Webmaster Tools: If you go to Webmaster Tools, click on “Look Under Your site on the Web” and then click on “Links to Your Site,” columns will appear with linked pages. From this, you can see that websites that aren’t social media websites, social bookmarking websites or loyal fans and that link to a large number of your posts is very possibly a content scraper. If you want to verify this, you should go to those particular websites. In order to do that, you should click on any of the domains to be able to see the details of specifically which pages on your websites they are connecting with.
Using Google Alerts: If you don’t happen to post a high volume of content and you aren’t interested in paying attention to who and how many times your business is mentioned, you can create a Google Alert that matches the titles of your posts verbatim. You do this by putting quotation marks around the titles. You can set it up so that they come to you automatically every day.
Once you have established that your content is being scraped: Once you have figured out that your content is being scraped, you can get credit for your posts that have been scraped. If you use WordPress, you can try the RSS footer plugin, which will let you put your text (or at least a portion of it) at the top or bottom of the RSS feed. An attribution line will appear with your title, you as the author and a list of social media channels where people can connect with you. This is an excellent way to counteract the fact that your content is being stolen and still get something for your business. That scenario is a lot better than you just being a sitting duck and scrapers coming along and taking from you whatever they wish to take.
Putting a stop to content scrapers
If other people stealing (or scraping) your content is abhorrent to you, there are a few effective things that you can do to combat it. The first thing that you can do is to communicate with the website that is stealing from you and basically give them a cease and desist order. You can communicate through a contact form on their website, if they have one or you can send an Email, if there is an available Email address. If there is no contact form on the website, you can go to Whois Lookup and find out who owns that particular domain. If you find that it isn’t registered privately, you should at least be able to find an Email address of the administrator. There are ways of finding out the information that you need in order to make contact. Another thing that you can do is to visit the DMCA and click on their “takedown services,” which will allow you to eliminate anyone whom is stealing your content.
Conclusion
Content scraping is highly unethical but it is done all of the time. Not everyone is as adept as others at producing large quantities of content. That is when the content scrapers get creative. If they aren’t capable of writing the content themselves, they will just take what they want from other people. As a genuine, hardworking content writer, you have a right to protect yourself and your business’s interests. You fight back in whatever way you feel you must. Content scraping is very easy to do but it isn’t about it being easy. It is about doing the right thing. There are many available tools to help you determine if your content is being stolen. It behooves you to make full use of them.

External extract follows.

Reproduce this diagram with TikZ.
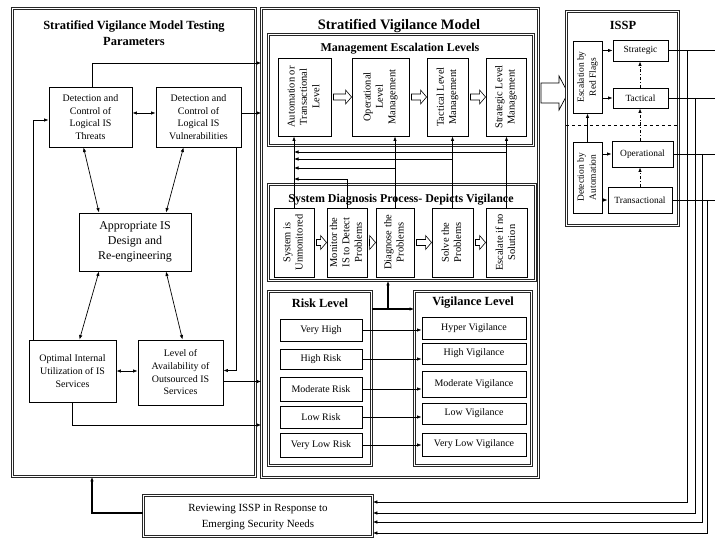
\documentclass[tikz,border=0pt]{standalone}
\usepackage{fontspec}
\setmainfont{Liberation Serif}
\usepackage{graphicx}
\usetikzlibrary{positioning, arrows.meta, shapes.geometric}

\newcommand{\vtext}[1]{\rotatebox{90}{\begin{tabular}{@{}c@{}}#1\end{tabular}}}
% freccia cava tra due blocchi affiancati
\newcommand{\harrow}[2]{%
    \draw [fill=white, line width=0.6bp] ([xshift=2bp, yshift=3bp]#1.east) -- ([xshift=-6bp, yshift=3bp]#1.east -| #2.west)
        -- ([xshift=-6bp, yshift=7bp]#1.east -| #2.west) -- (#1.east -| #2.west)
        -- ([xshift=-6bp, yshift=-7bp]#1.east -| #2.west) -- ([xshift=-6bp, yshift=-3bp]#1.east -| #2.west)
        -- ([xshift=2bp, yshift=-3bp]#1.east) -- cycle;}

\begin{document}
\begin{tikzpicture}[x=1bp, y=-1bp, >={Latex[length=4.5bp, width=3.5bp]}, line width=0.7bp]
    % Stili
    \tikzstyle{tribox} = [draw=black!85, double, double distance=1.8bp, line width=0.7bp, inner sep=0pt]
    \tikzstyle{block} = [draw, rectangle, line width=0.9bp, inner sep=1bp, align=center, font=\fontsize{10}{12.7}\selectfont]
    \tikzstyle{vblock} = [block, font=\fontsize{10.5}{12.5}\selectfont]
    \tikzstyle{sblock} = [block, font=\fontsize{9.5}{12}\selectfont]
    \tikzstyle{title} = [align=center, font=\bfseries\fontsize{12.5}{16.5}\selectfont]
    \tikzstyle{thk} = [line width=1.5bp]

    \useasboundingbox (0,0) rectangle (715,539);

    % Riquadri
    \node [tribox, minimum width=243bp, minimum height=468bp] (fL) at (134,242.5) {};
    \node [tribox, minimum width=277bp, minimum height=469bp] (fSVM) at (400,243) {};
    \node [tribox, minimum width=265bp, minimum height=111bp] (fMEL) at (401,90) {};
    \node [tribox, minimum width=267bp, minimum height=96bp] (fSDP) at (402,232.5) {};
    \node [tribox, minimum width=103bp, minimum height=174bp] (fRisk) at (320,378.5) {};
    \node [tribox, minimum width=117bp, minimum height=174bp] (fVig) at (473,378.5) {};
    % freccia verso ISSP
    \draw [fill=white] (541,83) -- (559,83) -- (559,76) -- (568,93) -- (559,110) -- (559,103) -- (541,103) -- cycle;
    \node [tribox, fill=white, minimum width=112bp, minimum height=214bp] (fISSP) at (622.5,118.5) {};
    \node [tribox, minimum width=229bp, minimum height=41bp] (rev) at (258,516)
        {\fontsize{11}{16}\selectfont\begin{tabular}{c}Reviewing ISSP in Response to\\Emerging Security Needs\end{tabular}};

    % Titoli
    \node [title] (tL) at (134,33) {Stratified Vigilance Model Testing\\Parameters};
    \node [title, font=\bfseries\fontsize{14.5}{16}\selectfont] (tSVM) at (399,26) {Stratified Vigilance Model};
    \node [title, font=\bfseries\fontsize{12}{14}\selectfont] (tMEL) at (400,49) {Management Escalation Levels};
    \node [title, font=\bfseries\fontsize{12}{14}\selectfont] (tSDP) at (401,200) {System Diagnosis Process- Depicts Vigilance};
    \node [title] (tRisk) at (320,303) {Risk Level};
    \node [title] (tVig) at (473,303) {Vigilance Level};
    \node [title] (tISSP) at (623,25) {ISSP};

    % Nodi - parametri
    \node [block, minimum width=83bp, minimum height=60bp] (thr) at (90.5,117) {Detection and\\Control of\\Logical IS\\Threats};
    \node [block, minimum width=85bp, minimum height=60bp] (vul) at (198.5,117) {Detection and\\Control of\\Logical IS\\Vulnerabilities};
    \node [block, minimum width=112bp, minimum height=58bp, font=\fontsize{12}{15}\selectfont] (app) at (135,242) {Appropriate IS\\Design and\\Re-engineering};
    \node [block, minimum width=87bp, minimum height=62bp] (opt) at (72.5,371) {Optimal Internal\\Utilization of IS\\Services};
    \node [block, minimum width=85bp, minimum height=65bp] (lev) at (180.5,372.5) {Level of\\Availability of\\Outsourced IS\\Services};

    % Nodi - livelli di escalation
    \node [vblock, minimum width=53bp, minimum height=78bp] (aut) at (304.5,97) {\vtext{Automation or\\Transactional\\Level}};
    \node [vblock, minimum width=57bp, minimum height=78bp] (ope) at (380.5,97) {\vtext{Operational\\Level\\Management}};
    \node [vblock, minimum width=41bp, minimum height=78bp] (tac) at (447.5,97) {\vtext{Tactical Level\\Management}};
    \node [vblock, minimum width=40bp, minimum height=78bp] (str) at (506,97) {\vtext{Strategic Level\\Management}};

    % Nodi - diagnosi
    \node [vblock, minimum width=40bp, minimum height=69bp] (unm) at (294,242.5) {\vtext{System is\\Unmonitored}};
    \node [vblock, minimum width=40bp, minimum height=69bp] (mon) at (347,242.5) {\vtext{Monitor the\\IS to Detect\\Problems}};
    \node [vblock, minimum width=38bp, minimum height=69bp] (dia) at (395,242.5) {\vtext{Diagnose the\\Problems}};
    \node [vblock, minimum width=41bp, minimum height=69bp] (sol) at (452.5,242.5) {\vtext{Solve the\\Problems}};
    \node [vblock, minimum width=41bp, minimum height=69bp] (esc) at (506.5,242.5) {\vtext{Escalate if no\\Solution}};

    % Nodi - rischio e vigilanza
    \node [block, minimum width=82bp, minimum height=22bp] (vh) at (321,330) {Very High};
    \node [block, minimum width=82bp, minimum height=20bp] (hr) at (321,359) {High Risk};
    \node [block, minimum width=82bp, minimum height=24bp] (mr) at (321,389) {Moderate Risk};
    \node [block, minimum width=82bp, minimum height=22bp] (lr) at (321,417) {Low Risk};
    \node [block, minimum width=82bp, minimum height=24bp] (vl) at (321,445) {Very Low Risk};
    \node [block, minimum width=104bp, minimum height=22bp] (hv) at (474,328) {Hyper Vigilance};
    \node [block, minimum width=104bp, minimum height=21bp] (hiv) at (474,353.5) {High Vigilance};
    \node [block, minimum width=104bp, minimum height=26bp] (mv) at (474,384) {Moderate Vigilance};
    \node [block, minimum width=104bp, minimum height=21bp] (lv) at (474,413.5) {Low Vigilance};
    \node [block, minimum width=104bp, minimum height=23bp] (vlv) at (474,444.5) {Very Low Vigilance};

    % Nodi - ISSP
    \node [sblock, minimum width=29bp, minimum height=72bp] (red) at (587.5,77) {\vtext{Escalation by\\Red Flags}};
    \node [sblock, minimum width=29bp, minimum height=71bp] (det) at (587.5,177.5) {\vtext{Detection by\\Automation}};
    \node [sblock, minimum width=55bp, minimum height=21bp] (sg) at (640.5,50.5) {Strategic};
    \node [sblock, minimum width=55bp, minimum height=20bp] (tc) at (640.5,98) {Tactical};
    \node [sblock, minimum width=61bp, minimum height=26bp] (op) at (642.5,154) {Operational};
    \node [sblock, minimum width=64bp, minimum height=26bp] (tr) at (640,200) {Transactional};

    % Collegamenti - parametri
    \draw [<->] ([yshift=4bp]thr.east) -- ([yshift=4bp]vul.west);
    \draw [<->] ([xshift=-7bp]thr.south) -- ([xshift=-36bp]app.north);
    \draw [<->] ([xshift=-15bp]vul.south) -- ([xshift=31bp]app.north);
    \draw [<->] ([xshift=-36bp]app.south) -- ([xshift=7bp]opt.north);
    \draw [<->] ([xshift=31bp]app.south) -- ([xshift=2bp]lev.north);
    \draw [<->] (opt.east) -- (opt.east -| lev.west);
    \draw [->] ([xshift=5bp]opt.north west) |- ([yshift=-3bp]thr.west);
    \draw [->] ([xshift=-5bp]vul.south east) |- ([yshift=2bp]lev.east);
    \draw [->] ([xshift=2bp]thr.north) |- (fSVM.west |- 0,63);
    \draw [->] ([yshift=4bp]vul.east) -- ([yshift=4bp]vul.east -| fSVM.west);
    \draw [->] ([yshift=-9bp]lev.east) -- ([yshift=-9bp]lev.east -| fSVM.west);
    \draw [->] (opt.south) |- (fSVM.west |- 0,425);

    % Collegamenti - escalation
    \harrow{aut}{ope}
    \harrow{ope}{tac}
    \harrow{tac}{str}
    \harrow{unm}{mon}
    \harrow{mon}{dia}
    \harrow{dia}{sol}
    \harrow{sol}{esc}
    \draw [->] (unm.north) -- (unm.north |- aut.south);
    \draw [->] (mon.north) |- (unm.north |- 0,179);
    \draw [->] (dia.north) -- (dia.north |- ope.south);
    \draw [->] (dia.north |- 0,168) -- (unm.north |- 0,168);
    \draw [->] (sol.north) -- (sol.north |- tac.south);
    \draw [->] (sol.north |- 0,159) -- (unm.north |- 0,159);
    \draw [->] (esc.north) -- (esc.north |- str.south);
    \draw [->] (esc.north |- 0,152) -- (unm.north |- 0,152);

    % Collegamenti - rischio
    \coordinate (rv) at (388,309);
    \draw [->, thk] (rv -| fRisk.east) -- (rv -| fVig.west);
    \draw [->, thk] (rv) -- (rv |- fSDP.south);
    \foreach \r/\v in {vh/hv, hr/hiv, mr/mv, lr/lv, vl/vlv}
        \draw [->] (\r.east) -- (\r.east -| \v.west);

    % Collegamenti - ISSP
    \draw [dashed, line width=1bp] (fISSP.west |- 0,126) -- (fISSP.east |- 0,126);
    \draw [->, line width=1.3bp] (det.north) -- (red.south);
    \draw [->] (red.east |- sg) -- (sg.west);
    \draw [->] (red.east |- tc) -- (tc.west);
    \draw [->] (det.east |- op) -- (op.west);
    \draw [->] (det.east |- tr) -- (tr.west);
    \draw [->, dash dot] (tr.north) -- (tr.north |- op.south);
    \draw [->, dash dot] (tr.north |- op.north) -- (tr.north |- tc.south);
    \draw [->, dash dot] (tr.north |- tc.north) -- (tr.north |- sg.south);

    % Ritorno verso la revisione
    \foreach \n/\x/\y in {sg/687/502, tc/695/513, op/702/522, tr/707/533} {
        \draw (\n.east) -- (\n.east -| 715,0);
        \draw [->] (\n.east -| \x,0) |- (rev.east |- 0,\y);
    }
    \draw [->, line width=1.3bp] (rev.west |- 0,513) -| (fL.south -| 92,0);
\end{tikzpicture}
\end{document}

We are pleased to provide you with the insightful comments contained herein. For a free assessment of your online presence, let’s have coffee.
Thanks for the great information. I recently deactivated my “subscribe” plug in, not because I don’t want folks to enjoy what is in the content I write. It’s because of what you so accurately described in this article. I learned the “hard way” about this when I first started writing. The rule of thumb I use now, is time consuming but for me effective, if the email address comes back as invalid when I do a “search google” or when the inquiry reveals “spam” black list I just delete the user. On the other hand when I discover great content produced by a writer, that I feel my readers will find value in what is written, I will place the link to that site in the content I am writing “ethics” is not just a word, its a way of life. Thanks for the great read.
Regards
Via LinkedIn Groups
Group: Business Analyst Professional
Discussion: Catching Online Content Scrapers
Yep, That’s the internet all right.
Even if you were to put in all of the right ownership information, you don’t really own online knowledge any longer. Once you put it out there, you’ve largely given it to the world.
The other half of the problem is that written materials are not safe either.
But, rest assured that musical artists are suffering along with us. If you’ve ever copied and/or shared music with others, you’re no better than the scrapers.
By Douglas J. Roach
+Rob Obey via Google+
Hi this post was useful, thanks for the share. I have been getting 3 or 4 trackbacks a day to a new article I published but upon checking I was credited with the work so I assume that’s ok.
+Heather Mitchell via Google+
Yes, and not just your blog they will also steal your videos and other content. It’s very annoying.
+Kori Miller via Google+
How does content scraping differ from content curation?
+Kori Miller with content curation you give attributes to the original writer by including their name, bio and link to the original article. Content scrapping is stealing.
+Andy Nathan via Google+
Content scraping will become less of an issue as Google continues to pummel them!
Via LinkedIn Groups
Group: The NJ Networking Forum
Discussion: Catching Online Content Scrapers
That was a great article! I have never heard of this expression before but can only assume that content is stolen on a regular basis, such as images are. Thank you for posting.
By Linda C. Modica
Via LinkedIn Groups
Group: Informed Ideas For Writers
Discussion: Catching Online Content Scrapers
VERY helpful and insightful article, thanks much! Many years ago I came across a content scraper who took an entire post from a parody site of mine and pasted it into her site without attribution. Since it was still the “Wild West Days” of internet 2.0 I just sent a snarky email pointing out the theft and also pointing out that academics get fired for that sort of thing (she was a professor at a major university). Can’t remember if they removed the content but it made me feel better!
It wasn’t that big of a deal to me because they were just trying to look clever and smart and there was no intent to impinge on my livelihood. What really chaps me these days as my book is about to be released are sites that offer free downloads of my book. I found one of those a few days ago and I immediately sent the link to my publisher and they are sending a cease and desist letter to the site.
We shall see what good it does.
By Michael Corcoran
Thanks for this! Very helpful! I haven’t had it happen much, but in the past when I had a non-self-hosted blog, I did. I appreciate the information on the takedown bit.
I try to make it harder for them to do that, by disallowing cut and paste. Then, they actually have to type the stuff they want to copy- being the lazy SOB’s (or lacking integrity) that they are, it’s usually enough to stop them.
+hubze via Google+
We have actually had this happen. I was doing a search one day and found our blog posts were being scraped and added to another blog via an RSS Feed, so I started adding (hubze.com) like that at the beginning of all our posts. It’s a shame, but it is the Internet. Still like the wild west sometimes. ~David?